Septiembre supone una ruptura sólo con pronunciar su nombre. Septiembre suena rotundo, como si se produjera una sacudida dentro de nosotros, como si de pronto un punto y aparte abismal cayera sobre nuestros días para marcarnos el comienzo de un nuevo ciclo.
Septiembre tiene naturaleza de principio. La vida tuvo que suceder en septiembre. Si enero es el comienzo del año oficial, el que nos anuncian los calendarios, septiembre es el principio verdadero, el que pone en hora ese reloj interior que nos avisa de que empieza un tiempo distinto.
Todos los septiembres tienen también un punto de regreso. Esa naturaleza de principio arrastra a su vez una vuelta atrás que nos saca a pasear aquel niño que coleccionaba los primeros cromos de fútbol y se entusiasmaba forrando los libros nuevos con el propósito, casi siempre inútil, de que ese año íbamos a ser mejores de una vez por todas.

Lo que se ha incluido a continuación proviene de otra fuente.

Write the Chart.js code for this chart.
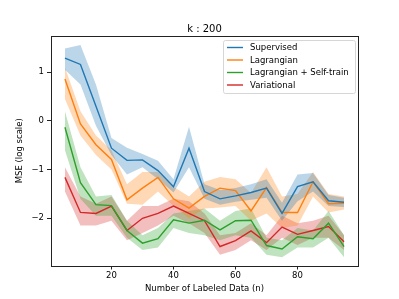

Cada septiembre volvemos a sufrir aquel vacío que nos dejaba el regreso al colegio. El primer día sentíamos la angustia de haber dejado atrás para siempre otro verano y cuando íbamos camino de la escuela todos los recuerdos vividos se nos aparecían para atormentarnos un poco más y acentuar esa sensación de soledad que nos dejaba el primer día de escuela. Ese sentimiento de temor e incertidumbre de la niñez lo volvimos a sufrir años después, el día que nos dieron un petate, nos metieron en un tren y nos llevaron a un cuartel de instrucción para hacer el servicio militar.
El primer día de colegio empezaba siempre la tarde anterior, cuando nuestras madres nos preparaban la ropa y cuando al salir a la calle la encontrábamos vacía, como un presagio de los que nos quedaba por delante. No hay mayor sensación de soledad para un niño que encontrar desiertos los lugares compartidos.
El primer día había que madrugar, lo que ya suponía una ruptura con ese verano de mañanas lentas y perezosas que acabábamos de dejar atrás. De nuevo la urgencia del desayuno, de aquellos vasos de leche con magdalenas que digeríamos con amargura mientras escuchábamos las voces de los locutores de la radio que nos despertaban con las primeras noticias.
El primer día olíamos como nunca a Kanfort y a colonia a granel y salíamos hacia el colegio peinados como si fuéramos a una boda. Recorríamos el trayecto hacia el colegio deseando que nunca se terminara e imaginando cómo nos sentiríamos de felices si al llegar a la puerta el director nos recibiera diciéndonos que volviéramos atrás, que el comienzo del curso se había aplazado una semana. Pero era un sueño que nunca sucedía, unas vacaciones extraordinarias que los de mi generación sólo conocimos aquel mes de noviembre de 1975 cuando murió Franco.
Nos presentábamos en el colegio acongojados, con el alma metida en la garganta, esperando a encontrarnos con los viejos compañeros para que a fuerza de compartir nuestra angustia consiguiéramos espantarla. Siempre nos quedaba el consuelo de no ser principiantes, de no ir con una venda en los ojos como iban los novatos, aquellos niños que no tenían con quién hablar y que nada más llegar a la clase se quedaban arrinconados con todos sus miedos a cuestas y también con los nuestros. Siempre nos quedaba el consuelo de que el primer día, por duro que nos pareciera, no tendríamos que llevar los deberes y no habría ningún maestro que nos sacara por sorpresa a la pizarra.
Nuestra certeza se quebró aquella mañana de septiembre que nada más recibirnos, el profesor nos hizo un examen general por escrito para comprobar con qué nivel nos presentábamos en el aula. Veníamos de la profundidad de un verano ocioso donde no habíamos abierto la cartera, y de pronto nos encontrábamos con una prueba para la que no estábamos preparados.
Toda la amargura del primer día se derrumbaba sobre nuestras cabezas cuando tratábamos de contestar el cuestionario, y mientras intentábamos acertar el nombre del río que pasaba por Valencia o cuál era el pico más alto de la península, dos lágrimas nos asomaban por los ojos al recordar que dos días antes todavía estábamos saltando medio desnudos por la playa y recorriendo las calles detrás de las botas de aquellas majorettes francesas con las que conocimos el sabor amargo que dejan en el corazón los amores imposibles.
El primer día nos organizaban en el aula por orden alfabético, conocíamos a los maestros, escuchábamos el primer discurso del director y nos daban una lista con los nombres de los libros y los números de las libretas. Cuando al terminar por fin regresábamos a casa, sentíamos el alivio de haber salido intactos de aquella experiencia a la que nunca nos llegamos a acostumbrar por muchos septiembres que pasaran.